Получить дифтерийный яд в чистом виде — само по себе открытие большой научной важности. Но Ру, Иерсен, как и все сотрудники Института Пастера, как и сам Пастер, за всяким научным фактом, за каждым открытием видели прежде всего человека. И прежде всего искали путей применения своего открытия на пользу человеку. Поэтому Ру стал искать возможности получить слабый яд, чтобы путем последовательных
Увы! Сколько ни старался Ру превратить яд в противоядие, это ему так и не удалось. Это сделал другой ученый, сотрудник Коха Эмиль Беринг. Он доказал, что сыворотка крови переболевшей дифтерией морской свинки способна обезвреживать дифтерийный токсин, и если ез привить больному животному, оно выздоровеет. Антитоксин — так назвал Беринг свою сыворотку — стал первым в мире лекарством против дифтерии.

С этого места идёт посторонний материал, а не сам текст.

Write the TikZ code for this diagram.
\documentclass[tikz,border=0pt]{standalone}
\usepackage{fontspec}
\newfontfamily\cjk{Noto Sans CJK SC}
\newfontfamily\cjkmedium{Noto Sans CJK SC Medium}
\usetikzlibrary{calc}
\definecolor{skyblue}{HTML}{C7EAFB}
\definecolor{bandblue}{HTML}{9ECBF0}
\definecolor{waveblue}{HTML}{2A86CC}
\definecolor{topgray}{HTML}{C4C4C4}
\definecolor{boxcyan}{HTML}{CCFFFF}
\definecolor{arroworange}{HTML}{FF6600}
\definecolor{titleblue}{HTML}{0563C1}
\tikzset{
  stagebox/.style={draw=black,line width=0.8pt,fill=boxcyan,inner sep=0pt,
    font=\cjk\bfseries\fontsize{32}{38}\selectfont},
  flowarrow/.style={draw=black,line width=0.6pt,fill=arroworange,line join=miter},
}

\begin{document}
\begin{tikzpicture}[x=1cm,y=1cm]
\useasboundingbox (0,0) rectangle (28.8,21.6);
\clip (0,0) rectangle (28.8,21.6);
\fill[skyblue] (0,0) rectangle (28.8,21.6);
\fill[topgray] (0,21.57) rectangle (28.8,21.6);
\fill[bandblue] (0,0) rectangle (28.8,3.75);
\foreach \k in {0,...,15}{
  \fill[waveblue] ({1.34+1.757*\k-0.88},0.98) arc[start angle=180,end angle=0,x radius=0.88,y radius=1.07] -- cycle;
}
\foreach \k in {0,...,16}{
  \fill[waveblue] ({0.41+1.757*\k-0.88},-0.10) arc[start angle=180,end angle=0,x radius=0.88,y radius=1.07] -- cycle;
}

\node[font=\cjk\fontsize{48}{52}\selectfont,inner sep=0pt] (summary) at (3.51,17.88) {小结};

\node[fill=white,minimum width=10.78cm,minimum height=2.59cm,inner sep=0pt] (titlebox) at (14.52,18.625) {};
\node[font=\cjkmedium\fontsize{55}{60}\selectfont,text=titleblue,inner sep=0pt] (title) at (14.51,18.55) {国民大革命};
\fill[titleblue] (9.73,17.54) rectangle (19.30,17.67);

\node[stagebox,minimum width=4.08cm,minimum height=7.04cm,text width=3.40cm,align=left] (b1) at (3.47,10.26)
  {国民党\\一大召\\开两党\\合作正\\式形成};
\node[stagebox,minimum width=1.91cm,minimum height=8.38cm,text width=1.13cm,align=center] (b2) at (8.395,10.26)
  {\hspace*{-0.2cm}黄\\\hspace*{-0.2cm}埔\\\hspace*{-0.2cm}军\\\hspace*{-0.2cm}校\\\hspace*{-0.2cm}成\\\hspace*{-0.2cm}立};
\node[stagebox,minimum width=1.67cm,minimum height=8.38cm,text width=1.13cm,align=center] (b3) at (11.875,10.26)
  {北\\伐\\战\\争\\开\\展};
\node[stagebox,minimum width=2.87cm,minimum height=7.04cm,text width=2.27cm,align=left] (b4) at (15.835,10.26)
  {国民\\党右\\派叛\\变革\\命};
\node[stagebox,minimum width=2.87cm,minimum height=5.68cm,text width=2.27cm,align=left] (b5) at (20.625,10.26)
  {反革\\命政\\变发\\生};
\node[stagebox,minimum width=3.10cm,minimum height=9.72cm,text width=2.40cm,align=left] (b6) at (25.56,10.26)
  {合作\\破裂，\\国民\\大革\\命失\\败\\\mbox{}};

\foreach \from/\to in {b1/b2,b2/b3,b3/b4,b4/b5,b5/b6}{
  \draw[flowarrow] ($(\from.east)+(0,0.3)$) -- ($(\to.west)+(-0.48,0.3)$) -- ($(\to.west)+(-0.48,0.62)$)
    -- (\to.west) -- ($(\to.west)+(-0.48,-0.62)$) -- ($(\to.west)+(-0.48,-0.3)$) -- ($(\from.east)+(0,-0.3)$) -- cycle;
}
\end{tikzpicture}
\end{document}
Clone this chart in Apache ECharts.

Из лекарства для морских свинок и кроликов антитоксин надо было превратить в лекарство для больных детей. А для этого надо было всегда иметь под рукой огромное количество целебной сыворотки, и, конечно же, не от морских свинок можно было ее получать! И тут за дело снова взялся Эмиль Ру: он научился иммунизировать лошадей и теперь уже мог получать целые галлоны антитоксина.
Только — только нужно было достать денег, чтобы купить на них лошадей, эту живую противодифтерийную аптеку.
И опять народ откликнулся на призыв Института Пастера и собрал миллион франков для спасения детей.
Институт закупил лошадей. Лошадей поместили в те самые старые конюшни, в Вильнев л'Этане, где раньше Пастер содержал своих собак, на которых разрабатывал прививки против бешенства.
«После прививки бешенства, — пишет Тимирязев, — конечно, ни одно открытие не произвело такого впечатления на умы, как открытие лечения противодифтерийной сывороткой».
Этот 1894 год был годом необыкновенного расцвета Пастеровского института: Мечников работал над теорией иммунитета, Ру внедрил в детские боль-ницы противодифтерийную сыворотку, Иерсен, работая врачом во французских колониях, открыл микроба чумы и уехал в Китай, чтобы там как следует изучить эту болезнь и найти способ ее лечения.
Институт Пастера наводнился медиками, которые пришли и приехали, чтобы научиться тут точной диагностике и лечению дифтерии. Но сам Пастер уже не мог присутствовать в лаборатории Ру — он сидел у окна своего кабинета и оттуда наблюдал, какое множество людей непрерывно входит и выходит из здания. Он смотрел на этих врачей, так охотно приходивших сюда, как ученики в школу, и вспоминал то время, когда ни один из медиков и слышать не хотел о его теории микробов. И с благодарностью вспоминал тех, кто сразу же понял всю важность этой теории и протянул ему руку помощи.
А теперь?.. Теперь он уже не нуждается в научной поддержке. Но как он нуждается в иной поддержке — он, старый, больной человек, каждую минуту ожидающий прихода смерти…
Он попытался отогнать эти мысли и с трудом поднялся, чтобы, как обычно, пойти навестить своих внучат. Внезапно у него закружилась голова, он почувствовал дурноту и потерял сознание.
Когда через четыре часа он пришел в себя — он лежал уже на кровати, и возле него стояли бледная испуганная жена, внук и внучка, Ру, Мечников и еще несколько сотрудников, которых он не мог разглядеть, потому что ему больно было повернуть голову.